Right when there's a risk of health spending accelerating again, the political pressure to repeal the tax rather than mend it is quite unfortunate. Offsetting the impact of repeal on the deficit is the easy part. Offsetting the adverse effect on health spending is much harder -- and I haven't seen any credible proposals that would do so."

Two other administration veterans who worked on the crafting or implementation of the Affordable Care Act signed the letter: Ezekiel Emanuel, who was at OMB with Orszag and is now a vice provost at the University of Pennsylvania, and Sherry Glied, who was at the Department of Health and Human Services from 2010 through 2012 and is now dean of New York University’s Robert F. Wagner Graduate School of Public Service.

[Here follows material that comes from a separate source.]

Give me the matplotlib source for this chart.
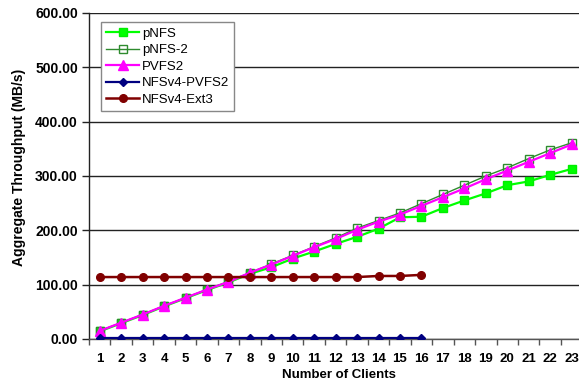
import matplotlib
matplotlib.use("Agg")
import matplotlib.pyplot as plt
import numpy as np

clients = list(range(1, 24))
pnfs = [14, 29, 44, 60, 75, 90, 104, 120, 132, 148, 161, 175, 188, 203, 224, 225,
        241, 255, 268, 283, 290, 302, 313]
pnfs2 = [15, 30, 45, 61, 76, 91, 106, 122, 138, 154, 170, 186, 204, 218, 232, 249,
         266, 283, 300, 315, 332, 348, 361]
pvfs2 = [15, 30, 45, 61, 76, 91, 105, 122, 137, 153, 169, 184, 201, 216, 229, 245,
         261, 277, 294, 310, 326, 342, 358]
clients16 = list(range(1, 17))
nfsv4_pvfs2 = [1.5] * 16
nfsv4_ext3 = [114, 114, 114, 114, 114, 114, 114, 114, 114, 114, 114, 114, 114,
              116, 116, 118]
yticks = [0, 100, 200, 300, 400, 500, 600]

plt.rcParams['font.family'] = ['Liberation Sans', 'DejaVu Sans']

fig = plt.figure(figsize=(5.79, 3.91), dpi=100)
ax = fig.add_axes([0.1537, 0.133, 0.852, 0.8338])

ax.plot(clients, pnfs, color='#00FF00', lw=1.6, marker='s', ms=6,
        mfc='#00FF00', mec='#00EE00', label='pNFS', zorder=3)
ax.plot(clients, pnfs2, color='#2E8B2E', lw=1.0, marker='s', ms=6,
        mfc='none', mec='#2E8B2E', mew=1.0, label='pNFS-2', zorder=4)
ax.plot(clients, pvfs2, color='#FF00FF', lw=1.6, marker='^', ms=7,
        mfc='#FF00FF', mec='#FF00FF', label='PVFS2', zorder=5)
ax.plot(clients16, nfsv4_pvfs2, color='#000080', lw=1.6, marker='D', ms=4.5,
        mfc='#000080', mec='#000080', label='NFSv4-PVFS2', zorder=6)
ax.plot(clients16, nfsv4_ext3, color='#800000', lw=1.8, marker='o', ms=5.5,
        mfc='#800000', mec='#800000', label='NFSv4-Ext3', zorder=6)

ax.set_xlim(0.5, 23.5)
ax.set_ylim(0, 600)
ax.set_yticks(yticks)
ax.set_yticklabels([f"{v:.2f}" for v in yticks], fontsize=10, fontweight='bold')
ax.set_xticks(clients)
ax.set_xticklabels([str(c) for c in clients], fontsize=9.5, fontweight='bold')
ax.set_xticks(np.arange(0.5, 23.6, 1.0), minor=True)
ax.tick_params(axis='x', which='major', length=0, pad=10)
ax.tick_params(axis='x', which='minor', length=4, width=1, color='#555555', direction='out')
ax.tick_params(axis='y', length=5, width=1, color='#222222', direction='out', pad=3)

ax.yaxis.grid(True, color='#222222', lw=1.0, zorder=0)
ax.set_axisbelow(True)
for s in ['top', 'right']:
    ax.spines[s].set_visible(False)
ax.spines['left'].set_color('#222222')
ax.spines['bottom'].set_color('#555555')
ax.spines['left'].set_linewidth(1)
ax.spines['bottom'].set_linewidth(1)

ax.set_xlabel('Number of Clients', fontsize=9.5, fontweight='bold')
ax.xaxis.set_label_coords(0.506, -0.093)
ax.set_ylabel('Aggregate Throughput (MB/s)', fontsize=10, fontweight='bold')
ax.yaxis.set_label_coords(-0.128, 0.526)

leg = ax.legend(loc='upper left', bbox_to_anchor=(0.0243, 0.972), fontsize=9.5,
                frameon=True, fancybox=False, edgecolor='#888888', framealpha=1,
                borderpad=0.4, labelspacing=0.33, handlelength=2.5, handletextpad=0.2,
                borderaxespad=0)
leg.get_frame().set_linewidth(1)

fig.savefig('out.png', dpi=100)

Among the other experts on the letter are Alice Rivlin and Robert Reischauer, both former CBO directors, and Gail Wilensky, a top health care adviser in the administration of George H.W. Bush.

"Repealing the Cadillac tax will be worse for middle-class Americans," Emanuel said, noting that liberal and conservative experts agree about the importance of the tax. "It will raise health care spending, raise health care premiums, lower wages and raise taxes. None of these is good for people."

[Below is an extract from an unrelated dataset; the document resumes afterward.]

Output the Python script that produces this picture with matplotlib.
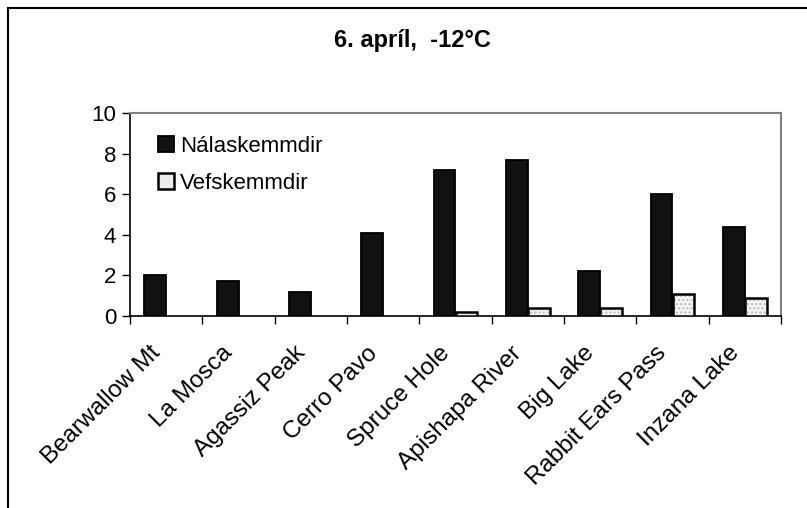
import numpy as np
import matplotlib
matplotlib.use("Agg")
import matplotlib.pyplot as plt
from matplotlib.patches import Rectangle
from matplotlib.transforms import ScaledTranslation

plt.rcParams['font.family'] = ['Liberation Sans', 'DejaVu Sans']

# damage per site
sites = ["Bearwallow Mt", "La Mosca", "Agassiz Peak", "Cerro Pavo", "Spruce Hole",
         "Apishapa River", "Big Lake", "Rabbit Ears Pass", "Inzana Lake"]
nalaskemmdir = [2.0, 1.7, 1.2, 4.1, 7.2, 7.7, 2.2, 6.0, 4.4]
vefskemmdir = [0.0, 0.0, 0.0, 0.0, 0.2, 0.4, 0.4, 1.1, 0.9]
y_ticks = [0, 2, 4, 6, 8, 10]
series_names = ["Nálaskemmdir", "Vefskemmdir"]
title = "6. apríl,  -12°C"

W, H = 807, 508
fig = plt.figure(figsize=(W / 100, H / 100), dpi=100)
ax = fig.add_axes([130 / W, 1 - 316 / H, 651 / W, 203 / H])

x = np.arange(len(sites))
bw = 0.3
ax.bar(x - bw / 2, nalaskemmdir, bw, color="#111111", edgecolor="black", linewidth=1.3, zorder=3)
# light dotted fill for the second series, outline drawn on top
ax.bar(x + bw / 2, vefskemmdir, bw, color="#f4f4f4", edgecolor="#b8b8b8", hatch="....",
       linewidth=0, zorder=3)
b2 = ax.bar(x + bw / 2, vefskemmdir, bw, color="none", edgecolor="black", linewidth=1.8, zorder=4)
for r, v in zip(b2, vefskemmdir):
    if v == 0:
        r.set_visible(False)

ax.set_xlim(-0.5, len(sites) - 0.5)
ax.set_ylim(0, 10)
ax.set_yticks(y_ticks)
ax.set_xticks(np.arange(-0.5, len(sites)))
ax.set_xticklabels([])
ax.tick_params(axis="x", length=6, width=1, direction="out")
ax.tick_params(axis="y", length=6, width=1, direction="out", labelsize=16, pad=4)

# slanted site names under each category
off = ax.transData + ScaledTranslation(-17 / 100, -26 / 100, fig.dpi_scale_trans)
for xi, name in zip(x, sites):
    ax.text(xi, 0, name, transform=off, rotation=45, ha="right", va="top",
            rotation_mode="anchor", fontsize=17.5, clip_on=False)

for side in ["top", "right"]:
    ax.spines[side].set_color("#808080")
    ax.spines[side].set_linewidth(1.5)
for side in ["left", "bottom"]:
    ax.spines[side].set_color("black")
    ax.spines[side].set_linewidth(1.2)

fig.text(412 / W, 1 - 40 / H, title, ha="center", va="center", fontsize=17, fontweight="bold")

handles = [Rectangle((0, 0), 1, 1, facecolor="#111111", edgecolor="black", linewidth=1.3),
           Rectangle((0, 0), 1, 1, facecolor="#ececec", edgecolor="black", linewidth=1.8)]
fig.legend(handles, series_names, loc="upper left",
           bbox_to_anchor=(158 / W, 1 - 136 / H), frameon=False, fontsize=16,
           handlelength=0.7, handleheight=0.7, handletextpad=0.3, labelspacing=0.72,
           borderpad=0, borderaxespad=0)

# outer chart border
fig.patches.append(Rectangle((8 / W, -0.1), 1.0, 1 - 8 / H + 0.1, transform=fig.transFigure,
                             fill=False, edgecolor="black", linewidth=1.5))

fig.savefig("out.png", dpi=100)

Clinton on Tuesday did acknowledge the importance of the tax and addressed many of the concerns the economists are raising in Thursday’s letter. Specifically, Clinton said she would insist on finding another source of revenue to provide the money that the Cadillac tax would. She also pledged to keep finding ways of making the health care system more efficient, so that costs don’t go up quickly in the absence of the Cadillac tax.

But measures that would accomplish these goals, like raising new taxes or slapping tougher regulations on the provider of medical goods and services, come with their own trade-offs -- and would face stiff political opposition. Clinton hasn’t yet provided details on what alternatives she has in mind, let alone how she’d pass them.

That, plus Clinton’s own experience working on health care in her husband’s administration, may be why so many observers found her position -- although hardly unusual among politicians -- particularly noteworthy. “It is ironic that Secretary Clinton, who is probably better informed about the drivers of health cost inflation than any candidate in history, is proposing to eliminate a measure that almost all economists agree would actually work to slow health spending,” said Len Burman, director of the Urban-Brookings Tax Policy Center.